There is no significant and material order passed by the regulators/court which would impact the going concern status of the Company.

EXTRACT OF ANNUAL RETURN UNDER SECTION 92(3) OF THE COMPANIES ACT, 2013. The extract of Annual Return as provided under Sub-Section (3) of Section 92 read with Rule 12(1) of the Companies (Management & Administration) Rules, 2014 is attached herewith as Annexure-C.

DISCLOSURE UNDER THE SEXUAL HARASSMENT OF WOMEN AT WORKPLACE (PREVENTION, PROHIBITION AND REDRESSAL) ACT, 2013

The Company has in place an Anti-Sexual Harassment Policy in line with the requirements of the Sexual Harassment of Women at the Work Place (Prevention, Prohibition and Redressal) Act, 2013. Internal Complaints Committee (ICC) has been set up to redress complaints received regarding sexual harassment. All employees (Permanent, Contractual, Temporary, Training) are covered under this Policy. However, no complaints have been received during the financial year 2017-18.
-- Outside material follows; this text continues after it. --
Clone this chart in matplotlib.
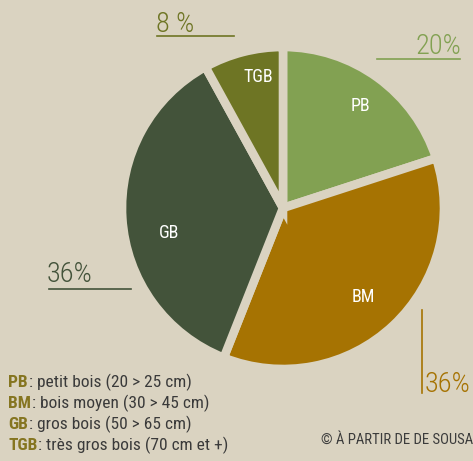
import matplotlib.pyplot as plt
from matplotlib import font_manager

# wood size classes
codes = ["PB", "BM", "GB", "TGB"]
shares = [20, 36, 36, 8]
descriptions = [
    ": petit bois (20 > 25 cm)",
    ": bois moyen (30 > 45 cm)",
    ": gros bois (50 > 65 cm)",
    ": très gros bois (70 cm et +)",
]
colors = ["#82a152", "#a67302", "#43533a", "#6e7524"]
bg = "#dad3c1"

# a condensed sans face if one is around
names = {f.name for f in font_manager.fontManager.ttflist}
narrow = "DejaVu Sans"
for cand in ["Roboto Condensed", "Liberation Sans Narrow", "PT Sans Narrow",
             "Fira Sans Condensed", "Open Sans Condensed", "Asap Condensed",
             "Encode Sans Condensed", "Roboto"]:
    if cand in names:
        narrow = cand
        break
fam = [narrow, "DejaVu Sans"]

W, H = 473, 461
fig = plt.figure(figsize=(W / 100, H / 100), dpi=100, facecolor=bg)
ax = fig.add_axes([0, 0, 1, 1])


def Y(y):
    # image pixel row -> data y
    return H - y


wedges, _ = ax.pie(
    shares,
    colors=colors,
    startangle=90,
    counterclock=False,
    center=(283, Y(208)),
    radius=161,
    wedgeprops=dict(edgecolor=bg, linewidth=6.2),
    frame=True,
)
ax.set_xlim(0, W)
ax.set_ylim(0, H)
ax.axis("off")

# labels inside slices
inner = {"PB": (360, 106), "BM": (363, 297), "GB": (169, 233), "TGB": (258, 77)}
for c in codes:
    x, y = inner[c]
    ax.text(x, Y(y), c, color="white", fontsize=13, ha="center", va="center", family=fam)

# percentage callouts
pct_style = dict(fontsize=20.5, family=fam, va="baseline", fontweight="light")
ax.text(156, Y(32), f"{shares[3]} %", color=colors[3], ha="left", **pct_style)
ax.plot([157, 234], [Y(36), Y(36)], color=colors[3], lw=1.2)

ax.text(461, Y(54), f"{shares[0]}%", color=colors[0], ha="right", **pct_style)
ax.plot([377, 460], [Y(59), Y(59)], color=colors[0], lw=1.2)

ax.text(47, Y(282), f"{shares[2]}%", color=colors[2], ha="left", **pct_style)
ax.plot([49, 131], [Y(289), Y(289)], color=colors[2], lw=1.2)

ax.text(425, Y(392), f"{shares[1]}%", color=colors[1], ha="left", **pct_style)
ax.plot([422, 422], [Y(310), Y(393)], color=colors[1], lw=1.2)

# legend lines: bold code + description
fig.canvas.draw()
renderer = fig.canvas.get_renderer()
rows = [382, 403, 424, 445]
for c, d, y in zip(codes, descriptions, rows):
    t = ax.text(8, Y(y), c, color="#857520", fontweight="bold", fontsize=12.5,
                family=fam, va="center")
    bb = t.get_window_extent(renderer)
    ax.text(bb.x1 + 1, Y(y), d, color="#3a3a3a", fontsize=12.5, family=fam, va="center")

ax.text(321, Y(440), "© À PARTIR DE DE SOUSA", color="#3c3c3c", fontsize=10.6,
        family=fam, va="center", ha="left")

fig.savefig("out.png", dpi=100, facecolor=bg)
PAYMENT OF ANNUAL LISTING FEES

Shares of the Company are presently listed at Bombay Stock Exchange (BSE) and the Company has paid listing fee up to 31st March 2019 in respect of the above stock exchange.
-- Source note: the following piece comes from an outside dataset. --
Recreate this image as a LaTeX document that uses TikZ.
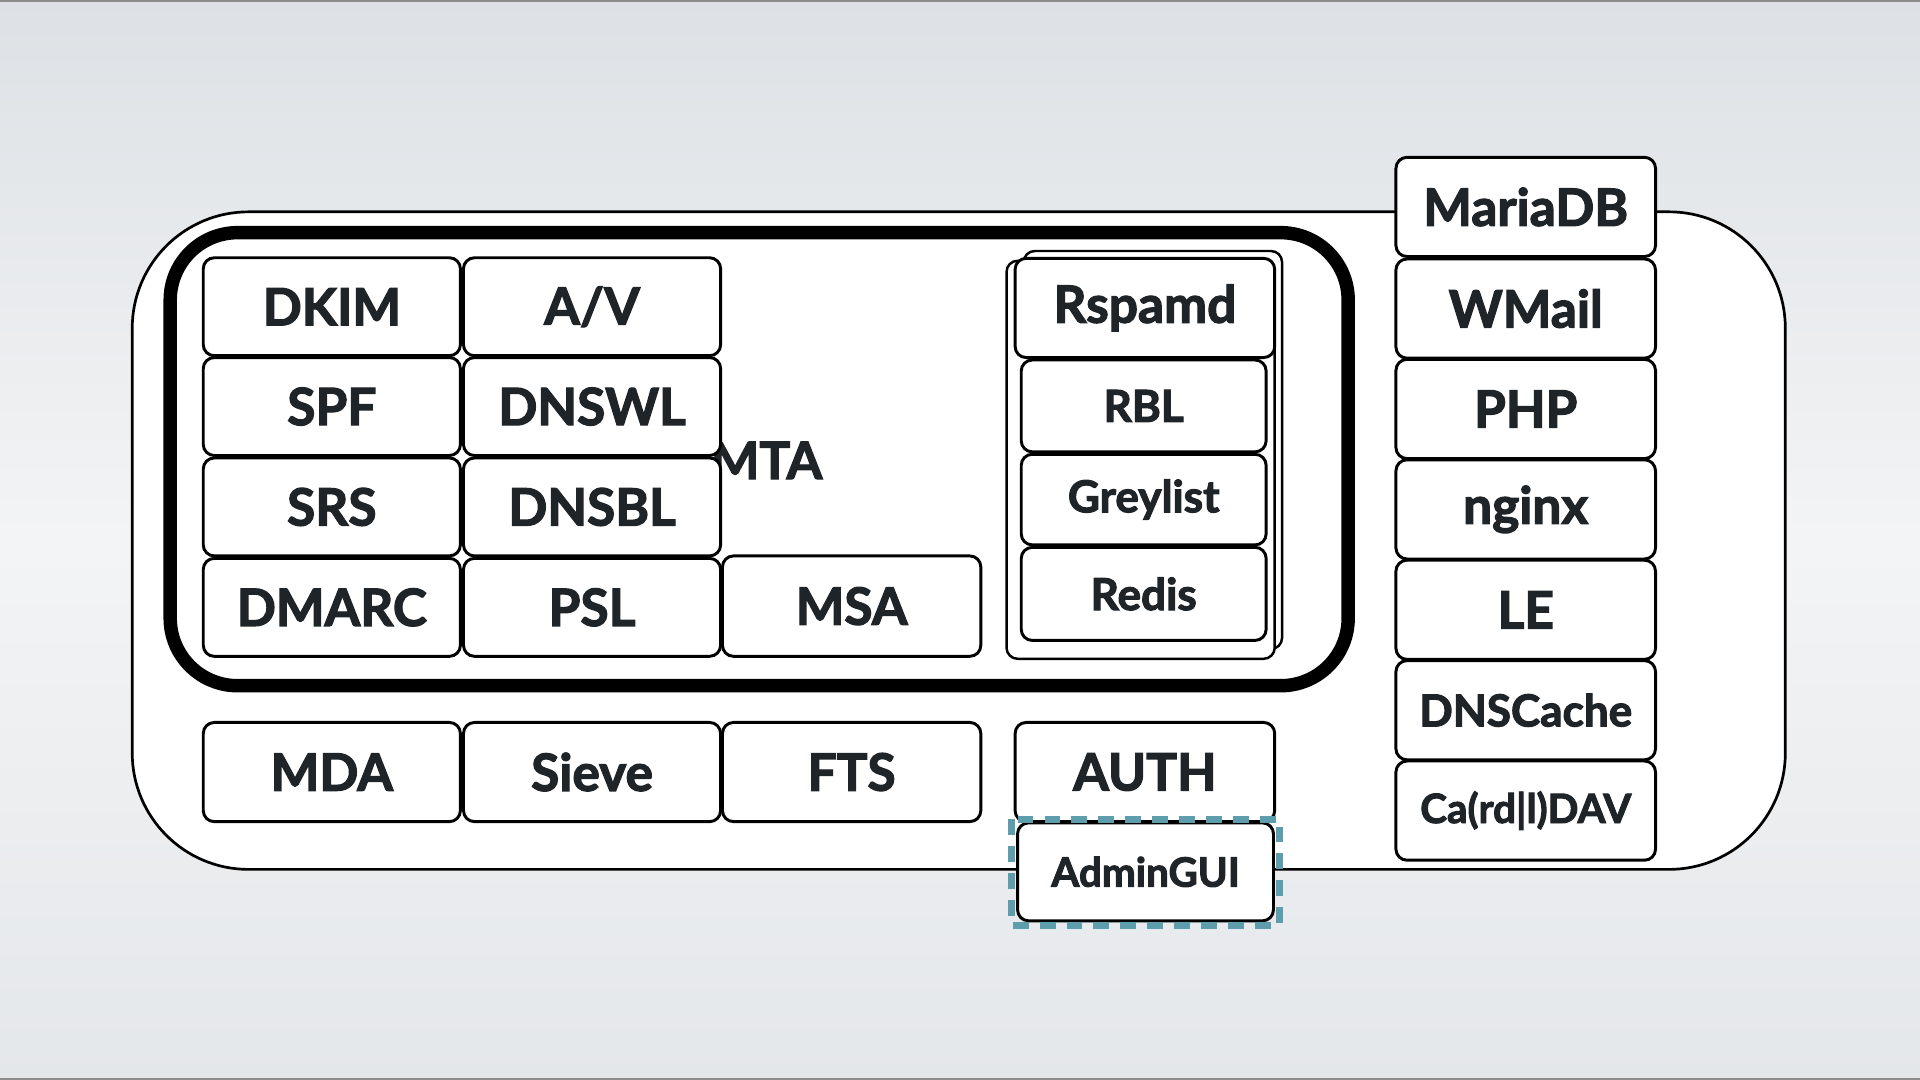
\documentclass[tikz,border=0pt]{standalone}
\usepackage{fontspec}
\setmainfont{Lato}[BoldFeatures={FakeBold=2.4}]
\definecolor{ink}{HTML}{1F2429}
\definecolor{bgtop}{HTML}{DDE1E5}
\definecolor{bgmid}{HTML}{F3F4F5}
\definecolor{bgbot}{HTML}{E4E7EA}
\definecolor{teal}{HTML}{5E9DAB}
\tikzset{
  lbl/.style={text=ink, font=\bfseries\fontsize{42}{42}\selectfont},
  box/.style={lbl, draw=black, line width=2.4pt, rounded corners=9pt, fill=white,
    minimum width=210pt, minimum height=80pt, inner sep=0pt},
  mid/.style={font=\bfseries\fontsize{36}{36}\selectfont},
  small/.style={font=\bfseries\fontsize{33}{33}\selectfont},
  frame/.style={draw=black, line width=2pt, rounded corners=9pt, fill=white},
}
\begin{document}
\begin{tikzpicture}[x=1pt,y=-1pt]
\useasboundingbox (0,0) rectangle (1568,882);
\shade[top color=bgtop, bottom color=bgbot, middle color=bgmid] (0,0) rectangle (1568,882);
\draw[line width=1.5pt, black!45] (0,1) -- (1568,1);
\draw[line width=1.5pt, black!45] (0,881) -- (1568,881);
% outer container
\draw[line width=2.2pt, fill=white, rounded corners=95pt] (108,173) rectangle (1458,710);
% MTA thick container
\draw[line width=11pt, rounded corners=55pt] (139,190) rectangle (1101,560);
\node[lbl] (mta) at (626,376) {MTA};
% grid
\node[box] (dkim) at (271,250.5) {DKIM};
\node[box] (av) at (483.5,250.5) {A/V};
\node[box] (spf) at (271,332) {SPF};
\node[box] (dnswl) at (483.5,332) {DNSWL};
\node[box] (srs) at (271,414) {SRS};
\node[box] (dnsbl) at (483.5,414) {DNSBL};
\node[box] (dmarc) at (271,496) {DMARC};
\node[box] (psl) at (483.5,496) {PSL};
\node[box, minimum width=211pt, minimum height=82pt] (msa) at (695.5,495) {MSA};
% rspamd stack
\draw[frame] (836,205) rectangle (1047,530);
\draw[frame] (822,213) rectangle (1041,538);
\node[box, minimum width=212pt, minimum height=81pt] (rspamd) at (935,251.5) {Rspamd};
\node[box, mid, minimum width=200pt, minimum height=75pt] (rbl) at (934,331.5) {RBL};
\node[box, mid, minimum width=200pt, minimum height=74pt] (grey) at (934,408) {Greylist};
\node[box, mid, minimum width=200pt, minimum height=76pt] (redis) at (934,485) {Redis};
% bottom row
\node[box, minimum height=81pt] (mda) at (271,630.5) {MDA};
\node[box, minimum height=81pt] (sieve) at (483.5,630.5) {Sieve};
\node[box, minimum width=211pt, minimum height=81pt] (fts) at (695.5,630.5) {FTS};
\node[box, minimum width=212pt, minimum height=81pt] (auth) at (935,630.5) {AUTH};
\node[box, small, minimum width=209pt, minimum height=80pt] (admin) at (935.5,712) {AdminGUI};
\draw[teal, line width=5.5pt, dash pattern=on 13pt off 9pt] (826,669) rectangle (1045,756);
% right column
\node[box, minimum width=212pt, minimum height=81pt] (maria) at (1246,169) {MariaDB};
\node[box, minimum width=212pt, minimum height=81pt] (wmail) at (1246,252) {WMail};
\node[box, minimum width=212pt, minimum height=81pt] (php) at (1246,334) {PHP};
\node[box, minimum width=212pt, minimum height=81pt] (nginx) at (1246,416) {nginx};
\node[box, minimum width=212pt, minimum height=81pt] (le) at (1246,498) {LE};
\node[box, mid, minimum width=212pt, minimum height=81pt] (dnsc) at (1246,580) {DNSCache};
\node[box, small, minimum width=212pt, minimum height=81pt] (dav) at (1246,662) {Ca(rd|l)DAV};
\end{tikzpicture}
\end{document}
MANAGEMENT DISCUSSION & ANALYSIS

A detailed management discussion and analysis forms part of this report as Annexure-D.

CORPORATE GOVERNANCE

Pursuant to regulation 15 of SEBI (Listing Obligations and Disclosure Requirements) Regulations 2015 the regulation 17 to 27 are not applicable to the Company, because the Company does not fulfill any of the criteria specified that regulation. However, being a listed entity the Company has been following the corporate governance regimen under the then applicable listing agreement. Accordingly, a separate section on corporate governance practices followed by the Company is given as Annexure-E. Also, the Company is not required to obtain corporate governance certificate from auditors or secretarial auditors.

ACKNOEDGEMENT:

The Board of Directors takes this opportunity to express their appreciation for the support and cooperation extended by all the stakeholders. The Directors appreciate the support the Company received from auditors, bankers and Central/ State Government authorities.